Mort is a smart teenager who doesn’t quite fit in on the family farm. His father takes him to the job fair to find him an apprenticeship. He is finally selected, by Death, the Grim Reaper. Mort learns how to help the dead pass to the other side, how to walk through walls, and other useful skills. He gets to know Death’s daughter (adopted) and the butler. Then Death takes a break for night and Mort does something ill-advised, because, as teenagers are wont to do, he becomes infatuated.
From the very clever premise stems a story about growing into your own self. Mort goes from subservient apprentice shoveling horse dung to young man of principle and action. Disguised behind Mr. Pratchett’s smoothly ironic, deadpan style and many, many hilarious situations is an insightful treatise on the nature of life, death and personal development. The scenes when Death tries out various human activities like fishing or attending a job interview are laugh-out-loud funny, cleverly exposing how most things that humans do are, in fact, quite silly in one way or another.

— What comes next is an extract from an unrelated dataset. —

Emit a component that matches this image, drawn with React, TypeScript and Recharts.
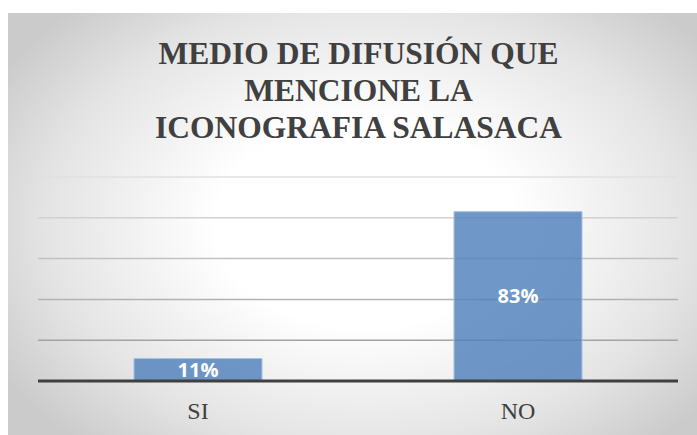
import React from 'react';
import { BarChart, Bar, XAxis, YAxis, CartesianGrid, LabelList } from 'recharts';

const categories = ['SI', 'NO'];
const percentages = [11, 83];
const yTicks = [0, 20, 40, 60, 80, 100];
const titleLines = ['MEDIO DE DIFUSIÓN QUE', 'MENCIONE LA', 'ICONOGRAFIA SALASACA'];

const data = categories.map((name, i) => ({ name, value: percentages[i] }));

const serif = '"Liberation Serif", "DejaVu Serif", "Times New Roman", serif';

export default function App() {
  return (
    <div
      style={{
        position: 'absolute',
        left: 8,
        top: 13,
        width: 689,
        height: 422,
        background: 'radial-gradient(ellipse 62% 70% at 52% 50%, #ffffff 0%, #ffffff 35%, #e4e4e4 75%, #cbcbcb 100%)',
        overflow: 'hidden',
      }}
    >
      <div
        style={{
          position: 'absolute',
          left: 6,
          top: 22,
          width: 689,
          textAlign: 'center',
          fontFamily: serif,
          fontWeight: 'bold',
          fontSize: 31.5,
          lineHeight: '37px',
          color: '#404040',
        }}
      >
        {titleLines.map((t) => (
          <div key={t}>{t}</div>
        ))}
      </div>
      <BarChart
        width={689}
        height={422}
        data={data}
        margin={{ top: 164, right: 19, left: 30, bottom: 14 }}
        barCategoryGap="30%"
      >
        <defs>
          <linearGradient id="gridGrad" gradientUnits="userSpaceOnUse" x1="0" y1="160" x2="0" y2="345">
            <stop offset="0%" stopColor="#e2e2e2" />
            <stop offset="100%" stopColor="#9c9c9c" />
          </linearGradient>
        </defs>
        <CartesianGrid vertical={false} stroke="url(#gridGrad)" strokeWidth={1.5} />
        <YAxis hide domain={[0, 100]} ticks={yTicks} />
        <XAxis
          dataKey="name"
          height={40}
          axisLine={{ stroke: '#404040', strokeWidth: 3 }}
          tickLine={false}
          tick={{ fontSize: 24, fill: '#404040', fontFamily: serif }}
          dy={13}
        />
        <Bar
          dataKey="value"
          fill="#4f81bd"
          fillOpacity={0.82}
          stroke="#a7bfe0"
          strokeWidth={1}
          isAnimationActive={false}
        >
          <LabelList
            dataKey="value"
            position="center"
            formatter={(v: any) => `${v}%`}
            style={{ fill: '#ffffff', fontSize: 20, fontWeight: 'bold', fontFamily: '"Open Sans", "Noto Sans", sans-serif' }}
          />
        </Bar>
      </BarChart>
    </div>
  );
}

On the Discworld, which is a disc-shaped world sat on four gargantuan elephants, which in turn stand on the back of a titanic turtle sculling through the cosmos, the failed magician Rincewind and the tourist Twoflower meet. Shenanigans ensue, some involving sapient luggage.
Mr. Pratchett’s first Discworld novel starts somewhat slowly, but builds a decent head of steam by the end. The plot is not much more than a series of humorous events connected by the desire to make stuff happen to the hapless Rincewind and the clueless Twoflower, and in some strange way it works.